For the last two decades, with the emergence of the internet and smartphones, business models and entire industries have been reshaped on a global scale. No other industry has been more impacted by this transformation than the media industry.
On the bright side, this digital transformation led to platforms like Facebook, with a reach that was unthinkable a few years ago. According to its latest quarter results, Facebook is now used by 1.94 billion people (over 25% of the world population), of which 66% on a daily basis. Financial results follow audiences, with companies like Facebook (+49% Y/Y in Q1’17 to US$ 8.0 billion) or Google (+22% Y/Y in Q1’17 to US$ 24.5 billion) posting double-digit growth rates on already sizeable revenues.
On the less positive side (depending from where you come from), there has been a significant rebalance of advertising revenues from traditional media to digital media. This rebalancing is inevitable and shall continue in the future — it’s a direct outcome of advertisers putting their money on the media where their target audiences spend their time.
As the chart shows, this shift is not without consequences for some players — print media has been significantly impacted. There is a clear decline of newspapers in US, which generate less than one third of the print revenue peak reached in 2000, and with the industry overwhelmed with layoffs and closures.
Similar trends are seen everywhere and print media will inevitably be a much smaller industry in the future. So the big question for any player on print media is: how can we successfully transition our business model to the digital space?
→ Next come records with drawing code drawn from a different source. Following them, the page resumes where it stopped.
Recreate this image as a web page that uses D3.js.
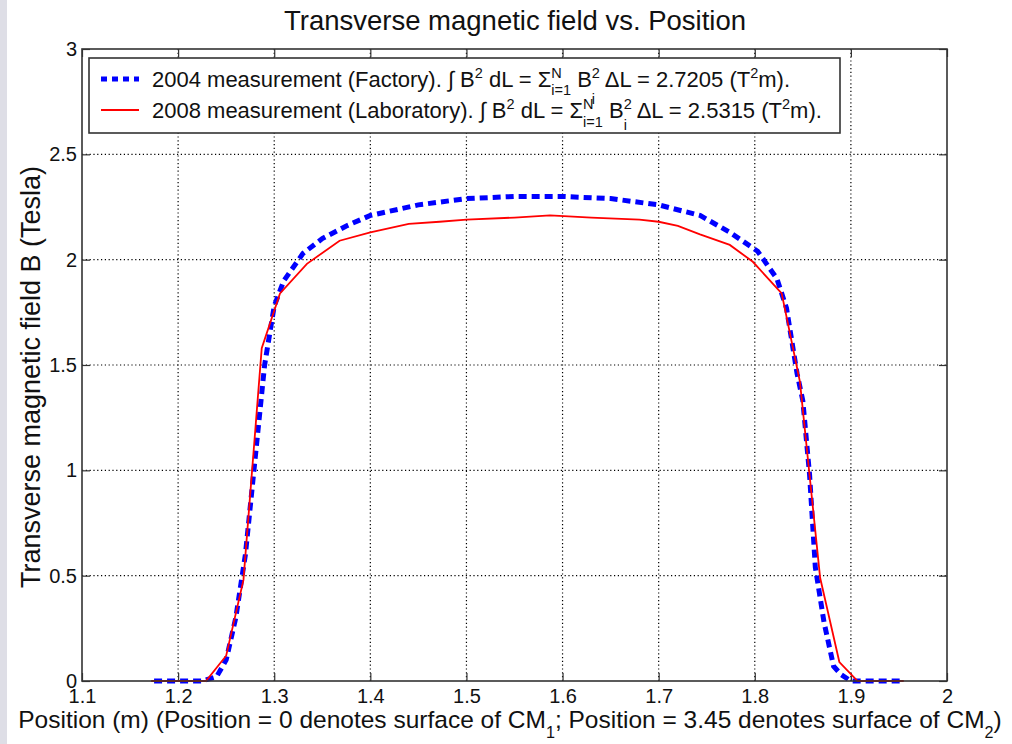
<!DOCTYPE html>
<html lang="en">
<head>
<meta charset="UTF-8">
<title>Transverse magnetic field vs. Position</title>
<script src="https://d3js.org/d3.v7.min.js"></script>
<style>
  body { margin: 0; background: #fff; font-family: Arial, 'Liberation Sans', Helvetica, sans-serif; }
  svg { display: block; }
  text { fill: #111; white-space: pre; }
  .tick text { font-size: 20px; fill: #111; font-family: Arial, 'Liberation Sans', sans-serif; }
  .tick line, .domain { stroke: #333; }
  .grid line { stroke: #000; stroke-width: 1.2; stroke-dasharray: 1.2,2.6; }
</style>
</head>
<body>
<svg id="chart" width="1012" height="744"></svg>
<script>
// tick values
const xTicks = [1.1, 1.2, 1.3, 1.4, 1.5, 1.6, 1.7, 1.8, 1.9, 2];
const yTicks = [0, 0.5, 1, 1.5, 2, 2.5, 3];

// 2004 measurement (Factory)
const pos2004 = [1.175, 1.2, 1.225, 1.24, 1.25, 1.26, 1.27, 1.28, 1.29, 1.30, 1.31, 1.33, 1.35, 1.375, 1.40, 1.45, 1.50, 1.55, 1.60, 1.65, 1.70, 1.743, 1.774, 1.803, 1.823, 1.833, 1.844, 1.85, 1.857, 1.863, 1.872, 1.882, 1.89, 1.90, 1.93, 1.955];
const field2004 = [0, 0, 0, 0.02, 0.10, 0.30, 0.60, 1.05, 1.50, 1.78, 1.90, 2.03, 2.10, 2.16, 2.21, 2.26, 2.29, 2.30, 2.30, 2.29, 2.26, 2.21, 2.13, 2.04, 1.91, 1.77, 1.46, 1.33, 0.98, 0.54, 0.28, 0.07, 0.03, 0, 0, 0];

// 2008 measurement (Laboratory)
const pos2008 = [1.172, 1.2, 1.229, 1.25, 1.268, 1.287, 1.306, 1.334, 1.368, 1.40, 1.44, 1.472, 1.50, 1.55, 1.587, 1.63, 1.68, 1.70, 1.72, 1.743, 1.774, 1.798, 1.828, 1.847, 1.868, 1.888, 1.907, 1.93, 1.955];
const field2008 = [0, 0, 0, 0.12, 0.48, 1.58, 1.84, 1.98, 2.09, 2.13, 2.17, 2.18, 2.19, 2.20, 2.21, 2.20, 2.19, 2.18, 2.16, 2.12, 2.07, 1.99, 1.84, 1.42, 0.49, 0.09, 0, 0, 0];

const svg = d3.select("#chart");
const pLeft = 82, pRight = 947, pTop = 49, pBottom = 681;

// grey strip at the left edge of the page
svg.append("rect").attr("x", 0).attr("y", 0).attr("width", 7).attr("height", 744).attr("fill", "#dedee6");

const x = d3.scaleLinear().domain([1.1, 2]).range([pLeft, pRight]);
const y = d3.scaleLinear().domain([0, 3]).range([pBottom, pTop]);

// grid
const grid = svg.append("g").attr("class", "grid");
grid.selectAll(".vx").data(xTicks.slice(1, -1)).enter().append("line")
    .attr("x1", d => x(d)).attr("x2", d => x(d)).attr("y1", pTop).attr("y2", pBottom);
grid.selectAll(".hy").data(yTicks.slice(1, -1)).enter().append("line")
    .attr("y1", d => y(d)).attr("y2", d => y(d)).attr("x1", pLeft).attr("x2", pRight);

// axes, ticks inward like matlab
svg.append("g").attr("transform", `translate(0,${pBottom})`)
   .call(d3.axisBottom(x).tickValues(xTicks).tickFormat(d3.format("")).tickSizeInner(-8).tickSizeOuter(0).tickPadding(8))
   .call(g => g.select(".domain").remove());
svg.append("g").attr("transform", `translate(0,${pTop})`)
   .call(d3.axisTop(x).tickValues(xTicks).tickFormat("").tickSizeInner(-8).tickSizeOuter(0))
   .call(g => g.select(".domain").remove());
svg.append("g").attr("transform", `translate(${pLeft},0)`)
   .call(d3.axisLeft(y).tickValues(yTicks).tickFormat(d3.format("")).tickSizeInner(-8).tickSizeOuter(0).tickPadding(5))
   .call(g => g.select(".domain").remove());
svg.append("g").attr("transform", `translate(${pRight},0)`)
   .call(d3.axisRight(y).tickValues(yTicks).tickFormat("").tickSizeInner(-8).tickSizeOuter(0))
   .call(g => g.select(".domain").remove());
svg.selectAll(".tick line").attr("stroke", "#333").attr("stroke-width", 1.2);

// curves
const line = (xs, ys) => d3.line().x((d, i) => x(xs[i])).y((d, i) => y(ys[i]))(ys);

svg.append("path").attr("d", line(pos2004, field2004))
   .attr("fill", "none").attr("stroke", "#0000ff").attr("stroke-width", 5).attr("stroke-dasharray", "8,5");
svg.append("path").attr("d", line(pos2008, field2008))
   .attr("fill", "none").attr("stroke", "#ff0000").attr("stroke-width", 1.8);

// box
svg.append("rect").attr("x", pLeft).attr("y", pTop).attr("width", pRight - pLeft).attr("height", pBottom - pTop)
   .attr("fill", "none").attr("stroke", "#333").attr("stroke-width", 1.6);

// text made of pieces (super/subscripts); a "hold" piece is stacked over the next one
function rich(g, x0, y0, parts, fs) {
    let cx = x0, held = 0;
    parts.forEach(p => {
        const size = p.s ? fs * 0.66 : fs;
        const t = g.append("text").attr("x", cx).attr("y", y0 + (p.dy || 0))
                   .attr("xml:space", "preserve")
                   .style("font-size", size + "px").text(p.t);
        const w = t.node().getComputedTextLength();
        if (p.hold) { held = w; }
        else { cx += Math.max(w, held); held = 0; }
    });
    return cx - x0;
}

// legend
const lg = svg.append("g");
lg.append("rect").attr("x", 89).attr("y", 58).attr("width", 751).attr("height", 75)
  .attr("fill", "#fff").attr("stroke", "#333").attr("stroke-width", 1.6);
lg.append("line").attr("x1", 101).attr("x2", 139).attr("y1", 79).attr("y2", 79)
  .attr("stroke", "#0000ff").attr("stroke-width", 5).attr("stroke-dasharray", "6,5");
lg.append("line").attr("x1", 101).attr("x2", 139).attr("y1", 110).attr("y2", 110)
  .attr("stroke", "#ff0000").attr("stroke-width", 1.8);

const lfs = 22;
rich(lg, 152, 87, [
    {t: "2004 measurement (Factory). \u222B B"}, {t: "2", s: 1, dy: -9},
    {t: " dL = \u03A3"}, {t: "N", s: 1, dy: -9, hold: true}, {t: "i=1", s: 1, dy: 8},
    {t: " B"}, {t: "2", s: 1, dy: -9, hold: true}, {t: "i", s: 1, dy: 17},
    {t: " \u0394L = 2.7205 (T"}, {t: "2", s: 1, dy: -9}, {t: "m)."}
], lfs);
rich(lg, 152, 118, [
    {t: "2008 measurement (Laboratory). \u222B B"}, {t: "2", s: 1, dy: -9},
    {t: " dL = \u03A3"}, {t: "N", s: 1, dy: -9, hold: true}, {t: "i=1", s: 1, dy: 9},
    {t: " B"}, {t: "2", s: 1, dy: -9, hold: true}, {t: "i", s: 1, dy: 12},
    {t: " \u0394L = 2.5315 (T"}, {t: "2", s: 1, dy: -9}, {t: "m)."}
], lfs);

// title
svg.append("text").attr("x", 515).attr("y", 30).attr("text-anchor", "middle")
   .style("font-size", "27.5px").text("Transverse magnetic field vs. Position");

// y label
svg.append("text").attr("transform", "translate(40,377) rotate(-90)").attr("text-anchor", "middle")
   .style("font-size", "27px").text("Transverse magnetic field B (Tesla)");

// x label with subscripts
const xl = svg.append("g");
const xfs = 24.5;
const xw = rich(xl, 0, 728, [
    {t: "Position (m) (Position = 0 denotes surface of CM"}, {t: "1", s: 1, dy: 10},
    {t: "; Position = 3.45 denotes surface of CM"}, {t: "2", s: 1, dy: 10}, {t: ")"}
], xfs);
xl.attr("transform", `translate(${510 - xw / 2},0)`);
</script>
</body>
</html>
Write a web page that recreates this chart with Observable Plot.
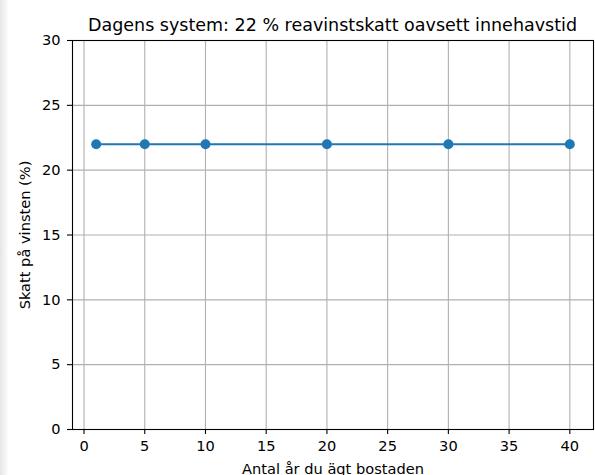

The answer to this question is far from obvious, and there is no single solution that can be applied to any given player. Of course, there are some guiding principles worth to explore as presented by consultants and industry experts in the past. But, as in most things in life, the "devil is in the detail" of the specific strategy and its execution.
There are some interesting case studies, like Newsweek which in 2012, after 79 years in print, decided to go digital only and to quickly revert back on this decision in 2014. But more interesting is the case of the New York Times, which seems to have found a successful digital strategy.
In Q1’17, the company registered a +5.1% Y/Y increase of revenues (from US$ 379.5 million in Q1’16 to US$ 398.8 million in Q1’17). Interestingly enough, this growth was fuelled by a strong uplift of digital subscriptions (+40.0% Y/Y) and digital advertising revenues (+18.9% Y/Y), which more than offset the inescapable -17.9% Y/Y decline in print advertising revenues.
This digital revenue performance was driven by a strong subscriber growth, with digital only subscriptions reaching 2.2 million, a +62% Y/Y increase. While the New York Times’ digital subscription efforts were at first controversial, this is now its largest source of revenue growth.
While the New York Times hasn’t recovered its pre-recession revenue peak, its digital strategy shows it can become a digital-only publisher, and serves as an example that there’s a digital life for print media.